During the two-hour panel of experts that took place during the conference, four panelists debated policy solutions for bringing about education reform and discussed why it is so difficult to achieve. Connecticut has the largest achievement gap in the country, said Daneille K. Smith ’06, who moderated the panel.

President Barack Obama’s Race to the Top program will only work if it changes how the country’s public schools are run on a fundamental level and if “we make sustainable programs and not use money to keep schools running the same as they were before,” said Anthony Colón, former senior manager for education investment strategies at the Washington, D.C.-based, non-profit Fight For Children.

Steve Perry, the principal of Capital Prep Magnet School in Hartford and a CNN education contributor, questioned why the government does not use vouchers to allow parents to pay for their children to get educated at schools of their choosing when the government does give vouchers for student loans, Medicaid and relocating people to new houses. Education vouchers would allow parents to send their children to schools other than the public schools to which they are assigned, Perry said.

“We need to create policies that allow students to select which schools they want to go to, and if they get in they can go,” he said.

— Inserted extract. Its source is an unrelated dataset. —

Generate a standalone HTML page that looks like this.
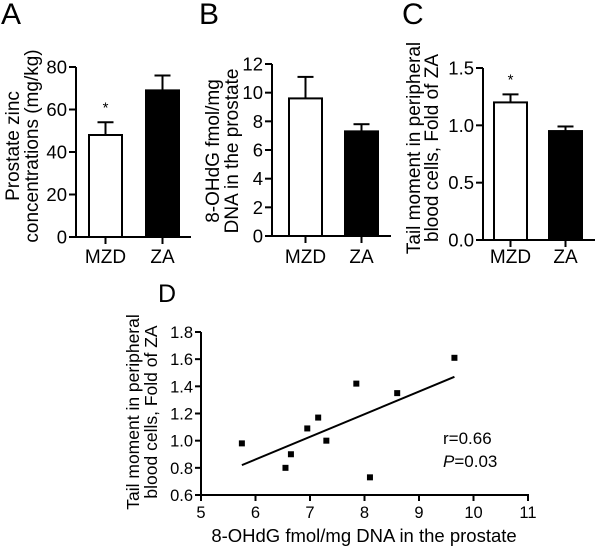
<!DOCTYPE html>
<html><head><meta charset="utf-8"><style>
body{margin:0;background:#fff}
svg{display:block;font-family:"Liberation Sans",Arial,sans-serif}
</style></head><body>
<svg id="fig" width="600" height="551" viewBox="0 0 600 551">
</svg>
<script>
const barCats=["MZD","ZA"];
const aVals=[48,69], aErr=[54,76], aTicks=[0,20,40,60,80];
const bVals=[9.6,7.3], bErr=[11.1,7.8], bTicks=[0,2,4,6,8,10,12];
const cVals=[1.20,0.95], cErr=[1.27,0.99], cTicks=["0.0","0.5","1.0","1.5"];
const dX=[5.75,6.55,6.65,6.95,7.15,7.3,7.85,8.1,8.6,9.65];
const dY=[0.98,0.80,0.90,1.09,1.17,1.0,1.42,0.73,1.35,1.61];
const dFitX=[5.75,9.65], dFitY=[0.82,1.47];
const dXTicks=[5,6,7,8,9,10,11], dYTicks=["0.6","0.8","1.0","1.2","1.4","1.6","1.8"];

const svg=document.getElementById('fig'), NS="http://www.w3.org/2000/svg";
function el(t,a,p){const e=document.createElementNS(NS,t);for(const k in a)e.setAttribute(k,a[k]);(p||svg).appendChild(e);return e;}
function txt(s,x,y,a,name){const e=el('text',Object.assign({x:x,y:y,'font-size':15,fill:'#000'},a||{}));e.textContent=s;


return e;}
function line(x1,y1,x2,y2,name,w){const e=el('line',{x1:x1,y1:y1,x2:x2,y2:y2,stroke:'#000','stroke-width':w||2});


return e;}

function barPanel(p){
  const ys=v=>p.y0-(v-p.min)/(p.max-p.min)*(p.y0-p.yTop);
  line(p.ax,p.yTop,p.ax,p.y0+1,p.id+'-y-axis');
  line(p.ax,p.y0,p.xEnd,p.y0,p.id+'-x-axis');
  p.ticks.forEach(t=>{const y=ys(+t);line(p.ax-7,y,p.ax,y,p.id+'-y-tick');
    txt(String(t),p.ax-9,y+6.5,{'text-anchor':'end','font-size':18.5},p.id+'-y-tick-label');});
  barCats.forEach((c,i)=>{
    const x0=p.bx[i], w=33, cx=x0+w/2, top=ys(p.vals[i]), et=ys(p.err[i]);
    line(cx,et,cx,top,p.id+'-error-bar');
    line(cx-8,et,cx+8,et,p.id+'-error-cap');
    const r=el('rect',{x:x0,y:top,width:w,height:p.y0-top,fill:i?'#000':'#fff',stroke:'#000','stroke-width':2});
    
    
    line(cx,p.y0,cx,p.y0+7,p.id+'-x-tick');
    txt(c,cx,263,{'text-anchor':'middle','font-size':19},p.id+'-x-label-'+c.toLowerCase());
    if(p.star&&p.star[i]) txt('*',cx,et-10,{'text-anchor':'middle','font-size':15},p.id+'-significance');
  });
  txt(p.letter,p.lx,24,{'font-size':30},p.id+'-panel-label');
  p.title.forEach((s,j)=>{txt(s,0,0,{'text-anchor':'middle','font-size':19,transform:`translate(${p.tx[j]},${p.ty}) rotate(-90)`},p.id+'-y-axis-title');});
}
barPanel({id:'a',letter:'A',lx:1,ax:76,yTop:67,y0:237,min:0,max:80,xEnd:191,ticks:aTicks,vals:aVals,err:aErr,bx:[89,146],star:[1,0],
  title:["Prostate zinc","concentrations (mg/kg)"],tx:[19,38],ty:146});
barPanel({id:'b',letter:'B',lx:199,ax:272,yTop:64,y0:236,min:0,max:12,xEnd:391,ticks:bTicks,vals:bVals,err:bErr,bx:[289,345],
  title:["8-OHdG fmol/mg","DNA in the prostate"],tx:[219,238],ty:151});
barPanel({id:'c',letter:'C',lx:402,ax:483,yTop:68,y0:240,min:0,max:1.5,xEnd:595,ticks:cTicks,vals:cVals,err:cErr,bx:[494,549],star:[1,0],
  title:["Tail moment in peripheral","blood cells, Fold of ZA"],tx:[420,438],ty:148});

// Panel D
const dx=v=>201+(v-5)/6*(528-201), dy=v=>495-(v-0.6)/1.2*(495-332);
line(201,332,201,496,'d-y-axis');line(200,495,529,495,'d-x-axis');
dYTicks.forEach(t=>{const y=dy(+t);line(195,y,201,y,'d-y-tick');txt(t,193,y+6,{'text-anchor':'end','font-size':16.5},'d-y-tick-label');});
dXTicks.forEach(t=>{const x=dx(t);line(x,495,x,501,'d-x-tick');txt(String(t),x,518,{'text-anchor':'middle','font-size':16.5},'d-x-tick-label');});
dX.forEach((v,i)=>{const r=el('rect',{x:dx(v)-3,y:dy(dY[i])-3,width:6,height:6,fill:'#000'});
  
  });
line(dx(dFitX[0]),dy(dFitY[0]),dx(dFitX[1]),dy(dFitY[1]),'d-regression-line');
txt('D',158,302,{'font-size':25},'d-panel-label');
txt('8-OHdG fmol/mg DNA in the prostate',364,542,{'text-anchor':'middle','font-size':18.5},'d-x-axis-title');
[["Tail moment in peripheral",139],["blood cells, Fold of ZA",157]].forEach(a=>txt(a[0],0,0,{'text-anchor':'middle','font-size':17.5,transform:`translate(${a[1]},412) rotate(-90)`},'d-y-axis-title'));
txt('r=0.66',443,444,{'font-size':17},'d-r-value');
const pt=txt('',443,467,{'font-size':17},'d-p-value');
pt.innerHTML='<tspan font-style="italic">P</tspan>=0.03';
</script>
</body></html>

Deborah McGriff, a director of the national non-profit the National Alliance for Public Charter Schools and former general superintendent of the Detroit Public Schools, said local governments need to think about the possibility of running online schools, which would use the Internet to educate children, and, more broadly, about how to make families aware of the range of educational opportunities available to them.

At a town hall meeting before the panel, audience members discussed their experiences with Connecticut’s public school systems and gave general suggestions for education reform. Principals, parents and one student said there needs to be a stronger bond between teachers and students.

State Rep. Douglas McCrory said what is missing in Connecticut’s public school system is “students’ relationships with teachers.” He said parents need to go to their local Board of Education meetings and that “they are not angry enough when students are pushed out of schools.”

John Goetz, the current principal at Stamford High School and a graduate of the New Haven public school system, said having qualified and caring teachers is key to the students’ development inside and outside the classroom. Goetz said that when he was in high school, two of his own teachers got him a prom ticket, bought his tuxedo for him and found him a date.

Still, legislators, parents and students in attendance said too many students are dropping out of high school and that fixing that problem is integral to education reform.

“Some of my friends don’t make it to senior year — they tell me that our principal wants them to go to another school because they are not meeting requirements,” said a student at New Haven’s James Hillhouse Comprehensive High School. “If students are pushed out, they will either end up dead or in jail. Students need adults to communicate with — if not, you get violence.”

Panelists said the meeting could not have come at a better time because the Obama Administration has just accepted the first round of applications for its Race to the Top program. The program will allocate $4.35 billion to selected states to support their education reform efforts. Connecticut submitted a request for federal aid last week, but panelists said they are skeptical Connecticut will receive any of the Race to the Top funds until its achievement gap shrinks.

There are 20,759 students enrolled in the New Haven Public Schools.